A week or two ago, we got a phone call from someone up in the Nashville area. She had found a beagle, and was curious if it was Jera. She said they had tried to trap the beagle, but it succeeded in getting out again, but she was sure it would be back because she had been leaving food out for it.
My husband took the call and talked with her. He explained to her a little about what Jera looked like, including giving her a link to my Flickr pictures, and the lady promised to call back that evening. My husband also told the lady that she should take the beagle to a vet or shelter where they could scan for a microchip. We always tell people that when they find a lost dog, because we know that our information will show up if someone ever scans Jera.

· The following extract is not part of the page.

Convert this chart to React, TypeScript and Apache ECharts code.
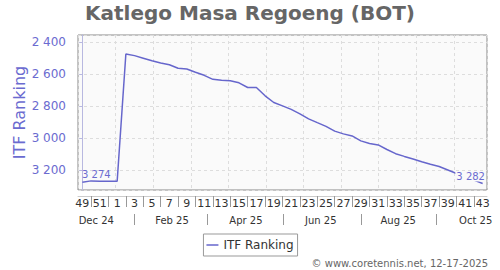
import React, { useEffect, useRef } from "react";
import * as echarts from "echarts";

const weeks: number[] = [49, 50, 51, 52, 1, 2, 3, 4, 5, 6, 7, 8, 9, 10, 11, 12, 13, 14, 15, 16, 17, 18, 19, 20, 21, 22, 23, 24, 25, 26, 27, 28, 29, 30, 31, 32, 33, 34, 35, 36, 37, 38, 39, 40, 41, 42, 43];
const ranking: number[] = [3274, 3266, 3268, 3268, 3268, 2473, 2483, 2499, 2515, 2529, 2540, 2562, 2567, 2587, 2606, 2631, 2637, 2640, 2653, 2682, 2682, 2734, 2776, 2797, 2819, 2847, 2878, 2902, 2925, 2955, 2972, 2985, 3016, 3032, 3041, 3070, 3096, 3113, 3129, 3146, 3162, 3176, 3198, 3220, 3242, 3261, 3282];
const monthLabels: string[] = ["Dec 24", "Feb 25", "Apr 25", "Jun 25", "Aug 25", "Oct 25"];
const monthLabelPos: number[] = [1.6, 10.3, 18.8, 27.4, 36.3, 45.2];
const monthSeparatorPos: number[] = [6, 14.4, 23.1, 32, 40.7];

const LINE = "#6666cc";
const AXISTXT = "#6b6bd0";
const FONT = "DejaVu Sans";

const fmt = (v: number) => {
  const s = String(Math.round(v));
  return s.replace(/\B(?=(\d{3})+(?!\d))/g, " ");
};

export default function App() {
  const ref = useRef<HTMLDivElement>(null);
  useEffect(() => {
    if (!ref.current) return;
    document.body.style.margin = "0";
    const chart = echarts.init(ref.current, null, { renderer: "svg" });
    const last = ranking.length - 1;
    const data = ranking.map((v, i) => {
      if (i === 0) {
        return { value: v, label: { show: true, position: "top", distance: 3, offset: [14, 0], formatter: (p: any) => fmt(p.value), color: AXISTXT, fontSize: 10, fontFamily: FONT } };
      }
      if (i === last) {
        return { value: v, label: { show: true, position: "top", distance: 2, offset: [-12, 0], formatter: (p: any) => fmt(p.value), color: AXISTXT, fontSize: 10, fontFamily: FONT, backgroundColor: "#fafafa", padding: [0, 1] } };
      }
      return v;
    });
    chart.setOption({
      animation: false,
      textStyle: { fontFamily: FONT },
      title: {
        text: "Katlego Masa Regoeng (BOT)",
        left: "center",
        top: -2,
        textStyle: { fontSize: 20, fontWeight: "bold", color: "#666", fontFamily: FONT },
      },
      legend: {
        top: 234,
        left: "center",
        itemWidth: 12,
        itemHeight: 12,
        symbolKeepAspect: true,
        padding: [5, 4, 5, 3],
        borderColor: "#999",
        borderWidth: 1,
        textStyle: { fontSize: 12, color: "#333", fontFamily: FONT },
        data: [{ name: "ITF Ranking", icon: "path://M0 0H12V1.5H0Z" }],
      },
      grid: {
        left: 78,
        right: 13,
        top: 35,
        bottom: 80,
        show: true,
        backgroundColor: "#fafafa",
        borderColor: "#888",
        borderWidth: 1,
        containLabel: false,
      },
      xAxis: [
        {
          type: "category",
          data: weeks.map(String),
          boundaryGap: true,
          position: "bottom",
          offset: 6,
          axisLine: { show: true, lineStyle: { color: "#ccc" } },
          axisTick: {
            show: true,
            alignWithLabel: true,
            interval: (index: number) => index % 2 === 1,
            length: 11,
            lineStyle: { color: "#999" },
          },
          axisLabel: {
            interval: (index: number) => index % 2 === 0,
            margin: 2,
            fontSize: 11,
            color: "#333",
            fontFamily: FONT,
          },
          splitLine: { show: false },
        },
        {
          type: "value",
          min: -0.5,
          max: ranking.length - 0.5,
          position: "bottom",
          offset: 24,
          axisLine: { show: false },
          axisTick: { show: true, length: 11, customValues: monthSeparatorPos, lineStyle: { color: "#999" } },
          axisLabel: {
            show: true,
            margin: 1,
            customValues: monthLabelPos,
            fontSize: 10,
            color: "#333",
            fontFamily: FONT,
            formatter: (v: number) => {
              const k = monthLabelPos.indexOf(v);
              return k >= 0 ? monthLabels[k] : "";
            },
          },
          splitLine: { show: false },
        },
        {
          type: "value",
          min: 0,
          max: 10.88,
          interval: 1,
          position: "top",
          axisLine: { show: false },
          axisTick: { show: false },
          axisLabel: { show: false },
          splitLine: { show: true, lineStyle: { color: "#ddd", type: [3, 3] } },
        },
      ],
      yAxis: {
        type: "value",
        inverse: true,
        min: 2354,
        max: 3323,
        splitNumber: 5,
        offset: 5,
        name: "ITF Ranking",
        nameLocation: "middle",
        nameGap: 46,
        nameMoveOverlap: false,
        nameTextStyle: { fontSize: 16, color: AXISTXT, fontFamily: FONT },
        axisLine: { show: true, lineStyle: { color: "#b8b8e0" } },
        axisTick: { show: true, length: 3, lineStyle: { color: "#b8b8e0" } },
        axisLabel: {
          showMinLabel: false,
          showMaxLabel: false,
          margin: 7,
          fontSize: 12,
          color: AXISTXT,
          fontFamily: FONT,
          formatter: (v: number) => fmt(v),
        },
        splitLine: { show: true, lineStyle: { color: "#ddd", type: [3, 3] } },
      },
      series: [
        {
          name: "ITF Ranking",
          type: "line",
          xAxisIndex: 0,
          yAxisIndex: 0,
          data,
          symbol: "circle",
          symbolSize: 0,
          showSymbol: true,
          lineStyle: { color: LINE, width: 1.5 },
          itemStyle: { color: LINE },
        },
      ],
      graphic: [
        {
          type: "text",
          right: 12,
          top: 258,
          style: { text: "© www.coretennis.net, 12-17-2025", fontSize: 10, fill: "#666", fontFamily: FONT },
        },
      ],
    });
    return () => chart.dispose();
  }, []);
  return <div ref={ref} style={{ width: 500, height: 270 }} />;
}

Long story short, we never heard back from the lady. We called her the next day and left a message, but decided to leave it at that. No news is bad news in this case, we figured.
In the meantime, though, my mind was swirling over the possibilities. I didn't actually let myself believe it was Jera. It's been almost a year now, and I just can't believe that Jera will ever come home to us at this point. If she is still alive, then she has new owners now most likely.
But I did let myself wonder what would happen if it WAS Jera. How would that change our lives? The reasons we had for finding a new home for Zoey are still valid. We're still in an apartment, we're still intending to have kids sometime in the future, and we still want to be on one income which makes it harder to support a dog. However, Jera is our baby - we wouldn't turn her out to the cold. She would be 2 years old this summer, making some of our puppy issues no longer a concern. Some of the financial concerns with Zoey were one-time things (like spaying).
I don't know. In some ways, while I'd love to have Jera back and know what happened to her, I wonder if it's better that she's wherever she is and not here. I almost hope we never have to make that decision. Am I horrible for saying that? I just want what's best for her. Though I also just want my sweet baby back.